The proliferation of strikes is never encouraged. Strikes are lawful weapons of last resort when reasonable bargaining and negotiations fail. But the absence of strikes is not indicative of workers’ contentment but of their apathy and helplessness under the overwhelming ascendancy of capital and the indifference or pressure of government.
This ominous trend must be reversed. Otherwise, the partnership between labor and capital will crumble with the continuing marginalization of Filipino workers.
The expanded membership of the association of rank-and-file personnel in GOCCs and government financial institutions or GFIs is a beacon of hope in public-sector unionism. Kamaggfi (Kapisanan ng mga Manggagawa sa GOCCs at GFIs) includes in its roster the workers’ unions in profit-generating government agencies.
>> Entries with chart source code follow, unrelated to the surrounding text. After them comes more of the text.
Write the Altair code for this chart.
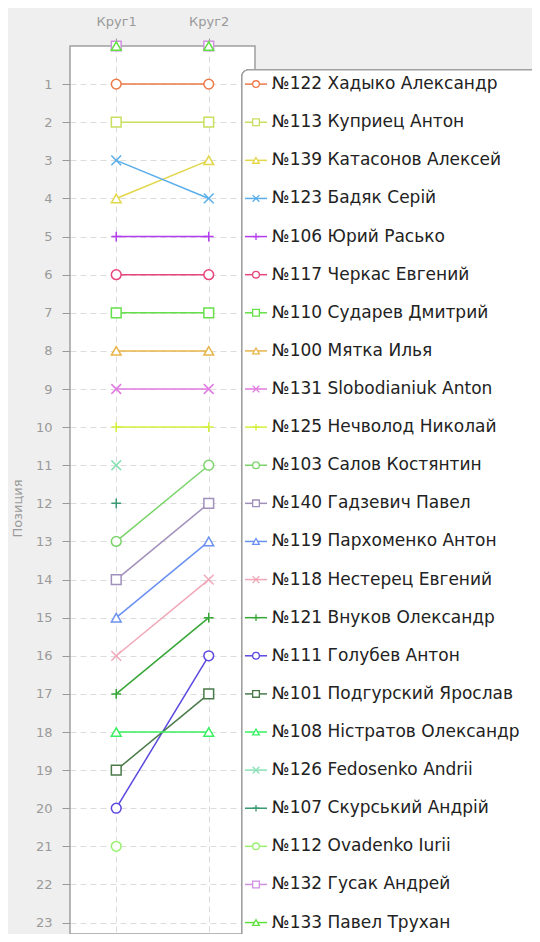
import altair as alt
import pandas as pd

rounds = ["Круг1", "Круг2"]

players = [
    "№122 Хадыко Александр", "№113 Куприец Антон", "№139 Катасонов Алексей",
    "№123 Бадяк Серій", "№106 Юрий Расько", "№117 Черкас Евгений",
    "№110 Сударев Дмитрий", "№100 Мятка Илья", "№131 Slobodianiuk Anton",
    "№125 Нечволод Николай", "№103 Салов Костянтин", "№140 Гадзевич Павел",
    "№119 Пархоменко Антон", "№118 Нестерец Евгений", "№121 Внуков Олександр",
    "№111 Голубев Антон", "№101 Подгурский Ярослав", "№108 Ністратов Олександр",
    "№126 Fedosenko Andrii", "№107 Скурський Андрій", "№112 Ovadenko Iurii",
    "№132 Гусак Андрей", "№133 Павел Трухан",
]

round1 = [1, 2, 4, 3, 5, 6, 7, 8, 9, 10, 13, 14, 15, 16, 17, 20, 19, 18, 11, 12, 21, 0, 0]
round2 = [1, 2, 3, 4, 5, 6, 7, 8, 9, 10, 11, 12, 13, 14, 15, 16, 17, 18, None, None, None, 0, 0]

colors = [
    "#ec7a48", "#c8e05e", "#e2d64a", "#5aaeea", "#b43cf0", "#e8457a",
    "#66e04a", "#e8b44a", "#e07ae0", "#d4f03a", "#7ad46a", "#a090bb",
    "#6a90f0", "#f0a8b8", "#36a636", "#5a48e0", "#4a7a4a", "#38f060",
    "#8ae0b4", "#3a9a74", "#98f070", "#d090e0", "#60e040",
]

X_SHAPE = "M-1,-1L1,1M1,-1L-1,1"
PLUS_SHAPE = "M-1,0L1,0M0,-1L0,1"
shape_cycle = ["circle", "square", "triangle-up", X_SHAPE, PLUS_SHAPE]
shapes = [shape_cycle[i % 5] for i in range(len(players))]

legend_rows = list(range(1, len(players) + 1))
y_ticks = list(range(1, 24))

rows = []
for i, name in enumerate(players):
    for r, v in zip(rounds, (round1[i], round2[i])):
        if v is not None:
            rows.append({"name": name, "round": r, "pos": v, "order": i})
df = pd.DataFrame(rows)
leg = pd.DataFrame({"name": players, "pos": legend_rows})

color_scale = alt.Scale(domain=players, range=colors)
shape_scale = alt.Scale(domain=players, range=shapes)

y_enc = alt.Y(
    "pos:Q",
    title="Позиция",
    scale=alt.Scale(domain=[0, 23.3], reverse=True, nice=False, zero=False),
    axis=alt.Axis(values=y_ticks, grid=True, gridDash=[6, 4], gridColor="#dcdcdc",
                  tickSize=8, tickColor="#999999", labelPadding=10, domain=False,
                  labelColor="#9a9a9a", labelFontSize=13, titleColor="#9a9a9a",
                  titleFontSize=13, titleFontWeight="normal", titleX=-46, titleY=462,
                  labelFont="DejaVu Sans", titleFont="DejaVu Sans"),
)
x_enc = alt.X(
    "round:N",
    title=None,
    sort=rounds,
    scale=alt.Scale(domain=rounds, type="point", padding=0.5),
    axis=alt.Axis(orient="top", labelAngle=0, grid=True, gridDash=[6, 4],
                  gridColor="#dcdcdc", tickSize=8, tickColor="#999999",
                  labelPadding=10, domain=False, labelColor="#9a9a9a",
                  labelFontSize=13, labelFont="DejaVu Sans"),
)

lines = alt.Chart(df).transform_filter("datum.pos > 0").mark_line(strokeWidth=1.5).encode(
    x=x_enc, y=y_enc,
    color=alt.Color("name:N", scale=color_scale, legend=None),
    detail="name:N",
)
points = alt.Chart(df).mark_point(filled=False, fill="white", opacity=1, size=95, strokeWidth=1.5).encode(
    x=x_enc, y=y_enc,
    color=alt.Color("name:N", scale=color_scale, legend=None),
    shape=alt.Shape("name:N", scale=shape_scale, legend=None),
    order="order:Q",
)

box = alt.Chart(leg).mark_rect(fill="white", stroke="#a0a0a0", strokeWidth=1.2, cornerRadius=6).encode(
    x=alt.value(172), x2=alt.value(520), y=alt.value(24), y2=alt.value(1000),
)
leg_lines = alt.Chart(leg).mark_rule(strokeWidth=1.5).encode(
    x=alt.value(175), x2=alt.value(197), y=alt.Y("pos:Q"),
    color=alt.Color("name:N", scale=color_scale, legend=None),
)
leg_points = alt.Chart(leg).mark_point(filled=False, fill="white", opacity=1, size=45, strokeWidth=1.3).encode(
    x=alt.value(186), y=alt.Y("pos:Q"),
    color=alt.Color("name:N", scale=color_scale, legend=None),
    shape=alt.Shape("name:N", scale=shape_scale, legend=None),
)
leg_text = alt.Chart(leg).mark_text(align="left", baseline="middle", fontSize=17,
                                   font="DejaVu Sans", color="#222222").encode(
    x=alt.value(202), y=alt.Y("pos:Q"), text="name:N",
)

chart = alt.layer(lines, points, box, leg_lines, leg_points, leg_text).properties(
    width=185, height=888,
    autosize=alt.AutoSizeParams(type="none"),
    padding={"left": 62, "top": 38, "right": 277, "bottom": 0},
    background="#efefef",
).configure_view(fill="white", stroke="#a0a0a0", strokeWidth=1.5)

chart.save("out.html", embed_options={"renderer": "svg", "actions": False})
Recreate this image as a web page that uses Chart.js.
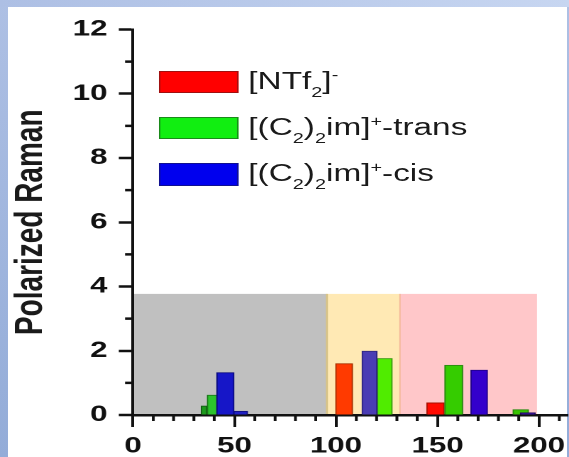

The combined net profits in 2014 of the Social Security System, Government Service Insurance System, and Land Bank of the Philippines alone amounted to P102.2 billion.
Kamaggfi, chaired by Amorsolo Competente, the president of Alert and Concerned Employees for Better SSS, must hurdle serious challenges. Its most formidable challenge is waging a successful campaign for the enactment of a long-delayed statute implementing the constitutional grant of the right to strike to government personnel. There is no pending bill of this import in the 16th Congress.
Section 3 of Article XIII of the 1987 Constitution provides: “[The State] shall guarantee the rights of all workers to self-organization, collective bargaining and negotiations and peaceful concerted activities, including the right to strike in accordance with law.”
The right to strike by private-sector workers is safeguarded, implemented and regulated by the Labor Code. But there is no counterpart legislation for public-sector employees on this matter. Hence, executive and administrative issuances deny the right to strike to government employees in the absence of an implementing law. This vacuum persists despite the Supreme Court’s suggestive observation in Social Security System Employees Association et al. vs. Court of Appeals et al. (1989) that “in the absence of any legislation allowing government employees to strike, recognizing their right to do so, or regulating the exercise of the right, they are prohibited from striking.” There is thus critical immediacy for the enactment of an implementing statute.
The right to strike by public-sector employees is imperative in government enterprises engaged in banking, insurance, transport, utilities, tourism infrastructure and energy. These are precisely the state businesses whose personnel unions are Kamaggfi members. These government employees must share in the fruits of their labor above the minimum benefits provided by law, which enhancement can be achieved through collective negotiations and concerted activities, including the staging of strikes, if necessary.
Philippine unionism badly needs a shot in the arm. The Kamaggfi can administer the requisite initial dose. Its activism can influence the revival of unionism in the public and private sectors. Legitimate, responsible and vigilant unions are indispensable institutions to preserve the partnership of workers with private capital and the government.
Edcel C. Lagman is a former representative of the first district of Albay.